A Delaware bankruptcy judge has approved parts of the Boy Scouts of America’s reorganization plan but has rejected other provisions, saying in a ruling Friday that the organization has "decisions to make” regarding the plan.
Judge Laurie Selber Silverstein issued her 281-page ruling, months after concluding a trial in the case. She indicated that she is willing to hold a status conference upon a request by attorneys for the Boy Scouts.
The BSA's plan proposed the creation of a $2.6 billion fund to compensate tens of thousands of men who say they were sexually abused as children involved in Scouting, while maintaining the organization's financial ability to continue operating.
The ruling is the just latest example of uncertainty in a case that has seen myriad twists and turns since the Boy Scouts sought bankruptcy protection more than two years ago to stave off a flood of lawsuits alleging child sexual abuse by Scout leaders and volunteers.
In the meantime, the cash-strapped BSA has spent more than $327 million in fees and expenses in the bankruptcy and continues to bleed money, with no end in sight. It also remains unclear when any of the 82,000 sexual abuse claimants in the bankruptcy might receive any compensation for their abuse.
The plan called for the Irving, Texas-based BSA and its local councils, along with settling insurance companies and troop sponsoring organizations, to contribute some $2.6 billion in cash and property to a fund for abuse claimants. In return for those contributions, those entities would be shielded from future lawsuits over Scout-related abuse.
When it filed for bankruptcy, the BSA faced about 275 filed lawsuits and was aware of roughly another 1,400 potential cases, but more than 82,200 abuse claims were filed in the bankruptcy. Attorneys for BSA insurers argued early on that the sheer volume of claims was an indication of fraud and the result of aggressive client solicitation by attorneys and for-profit claims aggregators.

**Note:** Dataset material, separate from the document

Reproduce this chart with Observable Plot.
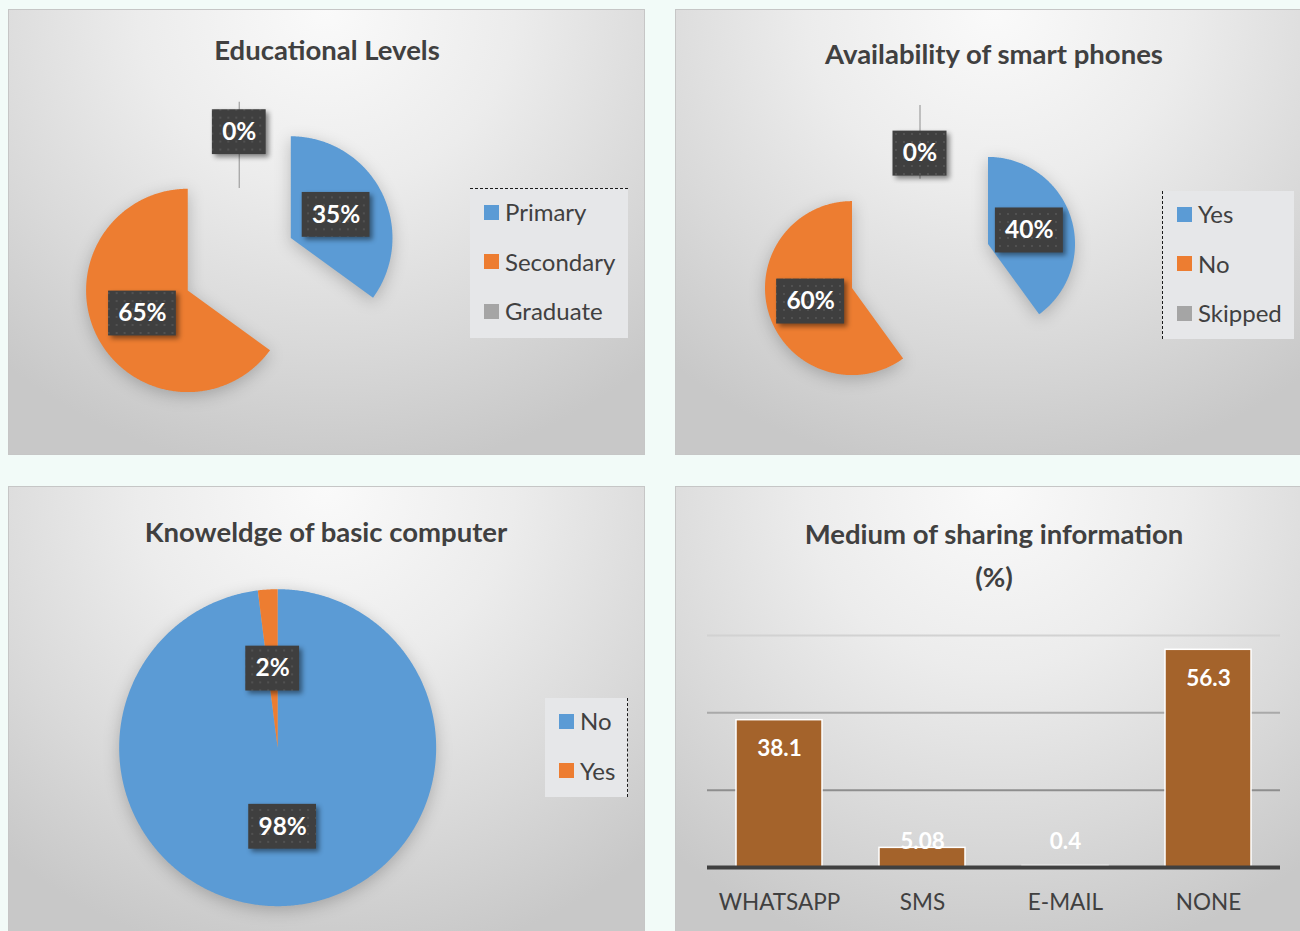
<!DOCTYPE html>
<html>
<head>
<meta charset="utf-8">
<script src="https://cdn.jsdelivr.net/npm/d3@7"></script>
<script src="https://cdn.jsdelivr.net/npm/@observablehq/plot@0.6"></script>
<style>
  html, body { margin: 0; padding: 0; }
  body { width: 1300px; height: 931px; overflow: hidden; background: #f2fbf8; position: relative; font-family: Lato, "Open Sans", sans-serif; }
  .panel { position: absolute; box-sizing: border-box; overflow: hidden;
    border: 1px solid #c6c6c6;
    background: radial-gradient(ellipse 78% 105% at 50% 0%, #fafafa 0%, #ececec 38%, #d9d9d9 72%, #c8c8c8 100%); }
  .panel svg { position: absolute; left: 0; top: 0; }
  .title { position: absolute; transform: translate(-50%, -50%); white-space: nowrap; font-weight: 700; font-size: 27.5px; color: #404040; }
  .legend { position: absolute; background: #e6e7e9; box-sizing: border-box; }
  .li { position: absolute; left: 14px; transform: translateY(-50%); display: flex; align-items: center; white-space: nowrap; }
  .sw { display: inline-block; width: 15px; height: 15px; margin-right: 6px; }
  .lt { font-size: 24px; color: #404040; line-height: 1; }
</style>
</head>
<body>
<svg width="0" height="0" style="position:absolute">
  <defs>
    <pattern id="dots" width="8" height="8" patternUnits="userSpaceOnUse">
      <rect width="8" height="8" fill="#3f3f3f"></rect>
      <circle cx="4" cy="4" r="0.9" fill="#5a5a5a"></circle>
    </pattern>
  </defs>
</svg>
<script>
// ---------------- DATA ----------------
const eduCategories = ["Primary", "Secondary", "Graduate"];
const eduValues = [35, 65, 0];

const phoneCategories = ["Yes", "No", "Skipped"];
const phoneValues = [40, 60, 0];

const compCategories = ["No", "Yes"];
const compValues = [98, 2];

const mediumCategories = ["WHATSAPP", "SMS", "E-MAIL", "NONE"];
const mediumValues = [38.1, 5.08, 0.4, 56.3];
const mediumTicks = [20, 40, 60];

// ---------------- STYLES ----------------
const pieColors = ["#5b9bd5", "#ed7d31", "#a5a5a5"];
const gridStrokes = ["#8e8e8e", "#a9a9a9", "#d2d2d2"];
const barColor = "#a4632b";

function makePanel(left, top, w, h) {
  const p = document.createElement("div");
  p.className = "panel";
  Object.assign(p.style, {left: left + "px", top: top + "px", width: w + "px", height: h + "px"});
  document.body.appendChild(p);
  return p;
}
function addTitle(panel, text, x, y) {
  const t = document.createElement("div");
  t.className = "title";
  t.textContent = text;
  t.style.left = x + "px"; t.style.top = y + "px";
  panel.appendChild(t);
}
function addLegend(panel, cats, colors, box, side) {
  const lg = document.createElement("div");
  lg.className = "legend";
  Object.assign(lg.style, {left: box.left + "px", top: box.top + "px", width: box.w + "px", height: box.h + "px"});
  lg.style["border" + side] = "1px dashed #1a1a1a";
  cats.forEach((c, i) => {
    const it = document.createElement("div");
    it.className = "li";
    it.style.top = (23 + i * 49.5) + "px";
    const sw = document.createElement("span"); sw.className = "sw"; sw.style.background = colors[i];
    const lt = document.createElement("span"); lt.className = "lt"; lt.textContent = c;
    it.appendChild(sw); it.appendChild(lt);
    lg.appendChild(it);
  });
  panel.appendChild(lg);
}

function pieChart({cats, vals, W, H, cx, cy, r, d, zeroFrac}) {
  const total = d3.sum(vals);
  const slices = [];
  let a = 0;
  cats.forEach((c, i) => {
    const a0 = a, a1 = a + vals[i] / total * 2 * Math.PI;
    a = a1;
    const mid = (a0 + a1) / 2, k = d / r;
    slices.push({key: c, value: vals[i], a0, a1, mid, ox: k * Math.sin(mid), oy: k * Math.cos(mid)});
  });
  const pts = [];
  slices.filter(s => s.value > 0).forEach(s => {
    pts.push({key: s.key, x: s.ox, y: s.oy});
    const n = Math.max(2, Math.ceil((s.a1 - s.a0) / (Math.PI / 360)));
    for (let j = 0; j <= n; j++) {
      const t = s.a0 + (s.a1 - s.a0) * j / n;
      pts.push({key: s.key, x: s.ox + Math.sin(t), y: s.oy + Math.cos(t)});
    }
    pts.push({key: s.key, x: s.ox, y: s.oy});
  });
  const zeros = slices.filter(s => s.value === 0).map(s => ({
    key: s.key,
    x1: s.ox + 0.18 * Math.sin(s.mid), y1: s.oy + 0.18 * Math.cos(s.mid),
    x2: s.ox + 1.03 * Math.sin(s.mid), y2: s.oy + 1.03 * Math.cos(s.mid)
  }));
  const labels = slices.map(s => {
    const f = s.value === 0 ? zeroFrac : 0.5;
    const text = Math.round(s.value / total * 100) + "%";
    return {text, lx: s.ox + f * Math.sin(s.mid), ly: s.oy + f * Math.cos(s.mid),
            hw: (text.length * 14 + 26) / 2 / r, hh: 22.5 / r};
  });
  const svg = Plot.plot({
    width: W, height: H, margin: 0,
    style: {background: "transparent", fontFamily: "Lato, sans-serif", overflow: "visible"},
    x: {domain: [-cx / r, (W - cx) / r], axis: null},
    y: {domain: [-(H - cy) / r, cy / r], axis: null},
    color: {domain: cats, range: pieColors},
    marks: [
      Plot.line(pts, {x: "x", y: "y", z: "key", fill: "key", stroke: "none", curve: "linear"}),
      Plot.link(zeros, {x1: "x1", y1: "y1", x2: "x2", y2: "y2", stroke: "key", strokeWidth: 1.3}),
      Plot.rect(labels, {x1: l => l.lx - l.hw, x2: l => l.lx + l.hw, y1: l => l.ly - l.hh, y2: l => l.ly + l.hh, fill: "url(#dots)"}),
      Plot.text(labels, {x: "lx", y: "ly", text: "text", fill: "white", fontSize: 24.5, fontWeight: "bold"})
    ]
  });
  const lineG = svg.querySelector('g[aria-label="line"]');
  if (lineG) lineG.style.filter = "drop-shadow(0px 4px 8px rgba(0,0,0,0.22))";
  const rectG = svg.querySelector('g[aria-label="rect"]');
  if (rectG) rectG.style.filter = "drop-shadow(3px 3px 2.5px rgba(0,0,0,0.45))";
  return svg;
}

// ---------- Panel 1: Educational Levels ----------
const p1 = makePanel(8, 9, 637, 446);
p1.appendChild(pieChart({cats: eduCategories, vals: eduValues, W: 637, H: 446, cx: 230.5, cy: 254.5, r: 102, d: 58, zeroFrac: 0.73}));
addTitle(p1, "Educational Levels", 318, 39);
addLegend(p1, eduCategories, pieColors, {left: 461, top: 178, w: 158, h: 150}, "Top");

// ---------- Panel 2: Availability of smart phones ----------
const p2 = makePanel(675, 9, 640, 446);
p2.appendChild(pieChart({cats: phoneCategories, vals: phoneValues, W: 625, H: 446, cx: 243.5, cy: 255.5, r: 87, d: 71.5, zeroFrac: 0.47}));
addTitle(p2, "Availability of smart phones", 318, 43);
addLegend(p2, phoneCategories, pieColors, {left: 486, top: 181, w: 132, h: 148}, "Left");

// ---------- Panel 3: Knoweldge of basic computer ----------
const p3 = makePanel(8, 486, 637, 460);
p3.appendChild(pieChart({cats: compCategories, vals: compValues, W: 637, H: 445, cx: 269, cy: 261, r: 159, d: 0, zeroFrac: 0.5}));
addTitle(p3, "Knoweldge of basic computer", 317, 44);
addLegend(p3, compCategories, pieColors, {left: 536, top: 211, w: 83, h: 99}, "Right");

// ---------- Panel 4: Medium of sharing information ----------
const p4 = makePanel(675, 486, 640, 460);
const mediumData = mediumCategories.map((c, i) => ({cat: c, value: mediumValues[i]}));
const gridData = mediumTicks.map((t, i) => ({t, stroke: gridStrokes[i]}));
const bar = Plot.plot({
  width: 625, height: 445,
  marginLeft: 31, marginRight: 21, marginTop: 148, marginBottom: 65,
  style: {background: "transparent", fontFamily: "Lato, sans-serif", overflow: "visible"},
  x: {domain: mediumCategories, paddingInner: 0.4, paddingOuter: 0.2, label: null},
  y: {domain: [0, 60], axis: null},
  color: {type: "identity"},
  marks: [
    Plot.ruleY(gridData, {y: "t", stroke: "stroke", strokeWidth: 2}),
    Plot.barY(mediumData, {x: "cat", y: "value", fill: barColor, stroke: "white", strokeWidth: 1.5}),
    Plot.ruleY([0], {stroke: "#404040", strokeWidth: 4}),
    Plot.text(mediumData, {x: "cat", y: d => Math.max(d.value, 14.2), dy: 29, text: d => String(d.value), fill: "white", fontSize: 22.5, fontWeight: "bold"}),
    Plot.axisX({tickSize: 0, tickPadding: 27, fontSize: 22.5, color: "#404040", label: null})
  ]
});
p4.appendChild(bar);
addTitle(p4, "Medium of sharing information", 318, 46);
addTitle(p4, "(%)", 318, 89);
</script>
</body>
</html>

While some of those insurers later negotiated settlements for a fraction of the billions of dollars in liability exposure they potentially faced, other insurers continued to oppose the plan. They argued that the procedures for distributing funds from the compensation trust would violate their contractual rights to contest claims, set a dangerous precedent for mass tort litigation, and result in grossly inflated payments of abuse claims, including tens of thousands that would otherwise be barred by the passage of time.
Under the reorganization plan, the BSA and its 250 local councils, along with settling insurance companies and troop sponsoring organizations, would contribute some $2.6 billion in cash and property to a fund for victims of child sexual abuse. In return for those contributions, those entities would be released from further liability, meaning they could not be sued for Scout-related abuse claims. The plan also would allow abuse claimants to sue insurance companies and local troop sponsoring organizations that do not enter into their own settlements within one year.
In addition to the arguments by opposing insurers, the case presented Silverstein with one of the most contentious issues for bankruptcy judges — whether third parties that are not bankruptcy debtors themselves can escape future liability in the tort system by contributing to a Chapter 11 debtor’s reorganization plan.
Such third-party releases, spawned by asbestos and product-liability cases, have been criticized as an unconstitutional form of “bankruptcy grifting,” where non-debtor entities obtain benefits by joining with a debtor to resolve mass-tort litigation in bankruptcy.
Federal courts in some jurisdictions, including Delaware, have allowed third-party releases in certain circumstances, while courts in other jurisdictions have rejected them.
Under the plan proposed by the Boy Scouts, insurance companies, local BSA councils and troop sponsoring organizations would receive broad liability releases protecting them from future sex abuse lawsuits in exchange for contributing to the victims compensation fund — or even for just not objecting to the plan.
Some abuse survivors argued that releasing their claims against non-debtor third parties without their consent would violate their due process rights. The U.S. bankruptcy trustee, the government’s “watchdog” in Chapter 11 bankruptcies, argued that such releases are not allowed under the bankruptcy code, and that the scope of the proposed releases in the BSA plan, potentially extending to tens of thousands of entities, was unprecedented.
The plan called for the BSA itself to contribute less than 10% of the proposed settlement fund, consisting of property valued at about $80 million, an $80 million promissory note, and roughly $20 million cash.
The local BSA councils, which run day-to-day operations for troops, offered to contribute at least $515 million in cash and property, and an interest-bearing note of at least $100 million. That contribution was conditioned on certain protections for local troop sponsoring organizations, known as “chartered organizations.” Those organizations, numbering in the tens of thousands, include religious entities, civic associations and community groups.
The bulk of the compensation fund would come from the BSA’s two largest insurers, Century Indemnity and The Hartford, which reached settlements calling for them to contribute $800 million and $787 million, respectively. Other insurers agreed to contribute about $69 million. The BSA’s former largest troop sponsor, the Church of Jesus Christ of Latter-day Saints, would contribute $250 million for abuse claims involving the Mormon church, while congregations affiliated with the United Methodist Church would contribute $30 million.